ESPN noted that the federal complaint about then-UA assistant coach Book Richardson in Sept. 2017 said Dawkins and Richardson were recorded at a meeting in July 2017 in which Richardson "further committed to steer a particular student-athlete ("Player-6") who was on the men's basketball team at (Arizona) to Dawkins and his company, stating, 'I'm telling you (Dawkins is) getting (Player-6) ... there's no if, ands about that. I've already talked with (Player-6's) mom, I've talked with his cousin."

The 2017 complaint also alleged that Dawkins referenced a player on last season's UA team as one who "had already received payments, so we got no expenses there."

In its lengthy report detailing contact between Dawkins and several college coaches, ESPN also reported that phone numbers belonging to Dawkins and UA coach Sean Miller were connected for calls lasting at least five minutes a total of 13 times between May 3 and July 2, 2017.

The report also mentions again the other allegations that have surfaced involving Arizona from the complaint and federal trial: That Brian Bowen Sr. testified that he was told then-UA associate head coach Joe Pasternack was offering $50,000, that Adidas reps spoke of a $150,000 offer from Arizona for Nassir Little and that former travel ball director T.J. Gassnola testified that he gave $15,000 to a friend of Deandre Ayton in an effort to steer him to Kansas.

If Ayton or Alkins were found to have taken five-figure or more amounts as described before or during their time with Arizona, they could be retroactively declared ineligible and all games they played in last season could be vacated.

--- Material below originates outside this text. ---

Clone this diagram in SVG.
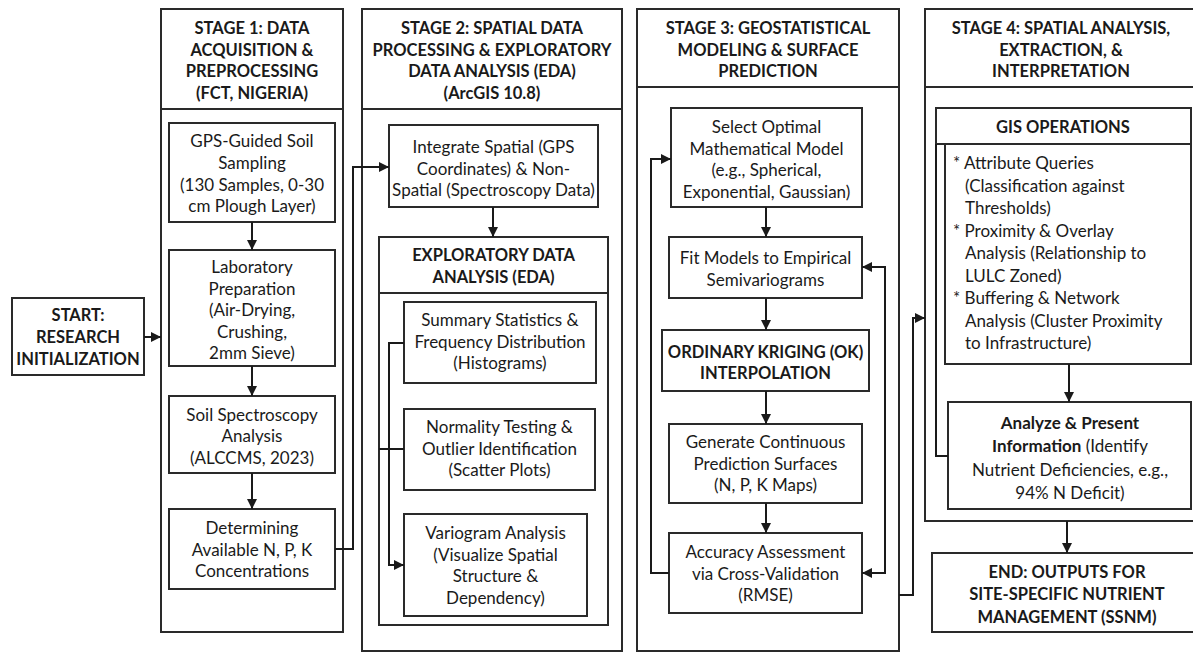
<svg xmlns="http://www.w3.org/2000/svg" width="1193" height="652" viewBox="0 0 1193 652">
<defs>
<marker id="ah" viewBox="0 0 10 10" refX="10" refY="5" markerWidth="10" markerHeight="10" markerUnits="userSpaceOnUse" orient="auto">
<path d="M0,0 L10,5 L0,10 Z" fill="#1a1a1a"/>
</marker>
<style>
rect{fill:#fff;stroke:#2a2a2a;stroke-width:2}
.ln{fill:none;stroke:#2a2a2a;stroke-width:2}
text{font-family:Lato,"Liberation Sans",sans-serif;font-size:17px;fill:#1a1a1a;text-anchor:middle}
.b{font-weight:bold;font-size:16.5px}
tspan.b{font-size:17px}
.l{text-anchor:start}
.c{fill:none;stroke:#1a1a1a;stroke-width:2}
</style>
</defs>
<rect x="0" y="0" width="1193" height="652" style="fill:#fff;stroke:none"/>

<g id="start">
<rect x="12" y="298" width="132" height="77"/>
<text class="b" x="78" y="321">START:</text>
<text class="b" x="78" y="343">RESEARCH</text>
<text class="b" x="78" y="365">INITIALIZATION</text>
</g>

<g id="stage1">
<rect x="161" y="9" width="182" height="623"/>
<line class="ln" x1="161" y1="109" x2="343" y2="109"/>
<text class="b" x="252" y="34">STAGE 1: DATA</text>
<text class="b" x="252" y="56">ACQUISITION &amp;</text>
<text class="b" x="252" y="77">PREPROCESSING</text>
<text class="b" x="252" y="99">(FCT, NIGERIA)</text>
</g>
<g id="gps">
<rect x="169" y="123" width="166" height="99"/>
<text x="252" y="147">GPS-Guided Soil</text>
<text x="252" y="169">Sampling</text>
<text x="252" y="190.5">(130 Samples, 0-30</text>
<text x="252" y="212">cm Plough Layer)</text>
</g>
<g id="lab">
<rect x="169" y="250" width="166" height="116"/>
<text x="252" y="273">Laboratory</text>
<text x="252" y="294.5">Preparation</text>
<text x="252" y="316">(Air-Drying,</text>
<text x="252" y="337.5">Crushing,</text>
<text x="252" y="359">2mm Sieve)</text>
</g>
<g id="spectro">
<rect x="169" y="396" width="166" height="77"/>
<text x="252" y="421">Soil Spectroscopy</text>
<text x="252" y="442">Analysis</text>
<text x="252" y="463.5">(ALCCMS, 2023)</text>
</g>
<g id="npk">
<rect x="169" y="509" width="166" height="80"/>
<text x="252" y="534">Determining</text>
<text x="252" y="555.5">Available N, P, K</text>
<text x="252" y="577">Concentrations</text>
</g>

<g id="stage2">
<rect x="362" y="9" width="260" height="642"/>
<line class="ln" x1="362" y1="109" x2="622" y2="109"/>
<text class="b" x="492" y="34">STAGE 2: SPATIAL DATA</text>
<text class="b" x="492" y="56">PROCESSING &amp; EXPLORATORY</text>
<text class="b" x="492" y="77">DATA ANALYSIS (EDA)</text>
<text class="b" x="492" y="99">(ArcGIS 10.8)</text>
</g>
<g id="integrate">
<rect x="389" y="125" width="209" height="82"/>
<text x="493.5" y="153">Integrate Spatial (GPS</text>
<text x="493.5" y="174.5">Coordinates) &amp; Non-</text>
<text x="493.5" y="196">Spatial (Spectroscopy Data)</text>
</g>
<g id="eda">
<rect x="379" y="237" width="229" height="388"/>
<line class="ln" x1="379" y1="293" x2="608" y2="293"/>
<text class="b" x="493.5" y="261">EXPLORATORY DATA</text>
<text class="b" x="493.5" y="283">ANALYSIS (EDA)</text>
</g>
<g id="summary">
<rect x="404" y="302" width="192" height="81"/>
<text x="500" y="326">Summary Statistics &amp;</text>
<text x="500" y="347.5">Frequency Distribution</text>
<text x="500" y="369">(Histograms)</text>
</g>
<g id="normality">
<rect x="404" y="409" width="191" height="81"/>
<text x="499.5" y="433">Normality Testing &amp;</text>
<text x="499.5" y="454.5">Outlier Identification</text>
<text x="499.5" y="476">(Scatter Plots)</text>
</g>
<g id="variogram">
<rect x="404" y="514" width="183" height="102"/>
<text x="495.5" y="539">Variogram Analysis</text>
<text x="495.5" y="560.5">(Visualize Spatial</text>
<text x="495.5" y="582">Structure &amp;</text>
<text x="495.5" y="603.5">Dependency)</text>
</g>

<g id="stage3">
<rect x="637" y="9" width="262" height="642"/>
<line class="ln" x1="637" y1="87" x2="899" y2="87"/>
<text class="b" x="768" y="34">STAGE 3: GEOSTATISTICAL</text>
<text class="b" x="768" y="56">MODELING &amp; SURFACE</text>
<text class="b" x="768" y="77">PREDICTION</text>
</g>
<g id="select">
<rect x="671" y="108" width="191" height="99"/>
<text x="766.5" y="133">Select Optimal</text>
<text x="766.5" y="154.5">Mathematical Model</text>
<text x="766.5" y="176">(e.g., Spherical,</text>
<text x="766.5" y="197.5">Exponential, Gaussian)</text>
</g>
<g id="fit">
<rect x="669" y="237" width="193" height="61"/>
<text x="765.5" y="264">Fit Models to Empirical</text>
<text x="765.5" y="285.5">Semivariograms</text>
</g>
<g id="kriging">
<rect x="662" y="330" width="207" height="61"/>
<text class="b" x="765.5" y="357.5">ORDINARY KRIGING (OK)</text>
<text class="b" x="765.5" y="379">INTERPOLATION</text>
</g>
<g id="generate">
<rect x="669" y="424" width="193" height="79"/>
<text x="765.5" y="448">Generate Continuous</text>
<text x="765.5" y="469.5">Prediction Surfaces</text>
<text x="765.5" y="491">(N, P, K Maps)</text>
</g>
<g id="accuracy">
<rect x="669" y="533" width="193" height="80"/>
<text x="765.5" y="558">Accuracy Assessment</text>
<text x="765.5" y="579.5">via Cross-Validation</text>
<text x="765.5" y="601">(RMSE)</text>
</g>

<g id="stage4">
<rect x="925" y="9" width="280" height="512"/>
<line class="ln" x1="925" y1="87" x2="1193" y2="87"/>
<text class="b" x="1061" y="34">STAGE 4: SPATIAL ANALYSIS,</text>
<text class="b" x="1061" y="56">EXTRACTION, &amp;</text>
<text class="b" x="1061" y="77">INTERPRETATION</text>
</g>
<g id="gis">
<rect x="936" y="108" width="255" height="36"/>
<text class="b" x="1063" y="133">GIS OPERATIONS</text>
<rect x="945" y="144" width="246" height="220"/>
<text class="l" x="953" y="169">* Attribute Queries</text>
<text class="l" x="965" y="191.5">(Classification against</text>
<text class="l" x="965" y="214">Thresholds)</text>
<text class="l" x="953" y="236.5">* Proximity &amp; Overlay</text>
<text class="l" x="965" y="259">Analysis (Relationship to</text>
<text class="l" x="965" y="281.5">LULC Zoned)</text>
<text class="l" x="953" y="304">* Buffering &amp; Network</text>
<text class="l" x="965" y="326.5">Analysis (Cluster Proximity</text>
<text class="l" x="965" y="349">to Infrastructure)</text>
</g>
<g id="analyze">
<rect x="948" y="402" width="243" height="107"/>
<text class="b" x="1070" y="429" style="font-size:17px">Analyze &amp; Present</text>
<text x="1070" y="452"><tspan class="b">Information</tspan> (Identify</text>
<text x="1070" y="475.5">Nutrient Deficiencies, e.g.,</text>
<text x="1070" y="498.5">94% N Deficit)</text>
</g>
<g id="end">
<rect x="932" y="553" width="270" height="79"/>
<text class="b" x="1067" y="578">END: OUTPUTS FOR</text>
<text class="b" x="1067" y="600">SITE-SPECIFIC NUTRIENT</text>
<text class="b" x="1067" y="623">MANAGEMENT (SSNM)</text>
</g>

<g id="connectors">
<path class="c" d="M144,337 H161" marker-end="url(#ah)"/>
<path class="c" d="M252,222 V250" marker-end="url(#ah)"/>
<path class="c" d="M252,366 V396" marker-end="url(#ah)"/>
<path class="c" d="M252,473 V509" marker-end="url(#ah)"/>
<path class="c" d="M335,549 H353 V167 H389" marker-end="url(#ah)"/>
<path class="c" d="M493,207 V237" marker-end="url(#ah)"/>
<path class="c" d="M404,343 H389 V565 H404" marker-end="url(#ah)"/>
<path class="c" d="M379,449 H404"/>
<path class="c" d="M766,207 V237" marker-end="url(#ah)"/>
<path class="c" d="M766,298 V330" marker-end="url(#ah)"/>
<path class="c" d="M766,391 V424" marker-end="url(#ah)"/>
<path class="c" d="M766,503 V533" marker-end="url(#ah)"/>
<path class="c" d="M669,573 H651 V159 H671" marker-end="url(#ah)"/>
<path class="c" d="M885,420 V267 H862" marker-end="url(#ah)"/>
<path class="c" d="M885,420 V573 H862" marker-end="url(#ah)"/>
<path class="c" d="M899,595 H913 V318 H925" marker-end="url(#ah)"/>
<path class="c" d="M1069,364 V402" marker-end="url(#ah)"/>
<path class="c" d="M936,144 V456 H948"/>
<path class="c" d="M1067,521 V553" marker-end="url(#ah)"/>
</g>
</svg>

The allegations also could result in sanctions for Arizona if the NCAA finds them to be proven violations, and Miller could also face NCAA penalties individually even if he is found to not known of them under NCAA bylaw 11.1.1.1, which states that head coaches are responsible for the actions of their direct or indirect reports unless they can “rebut the presumption of responsibility.”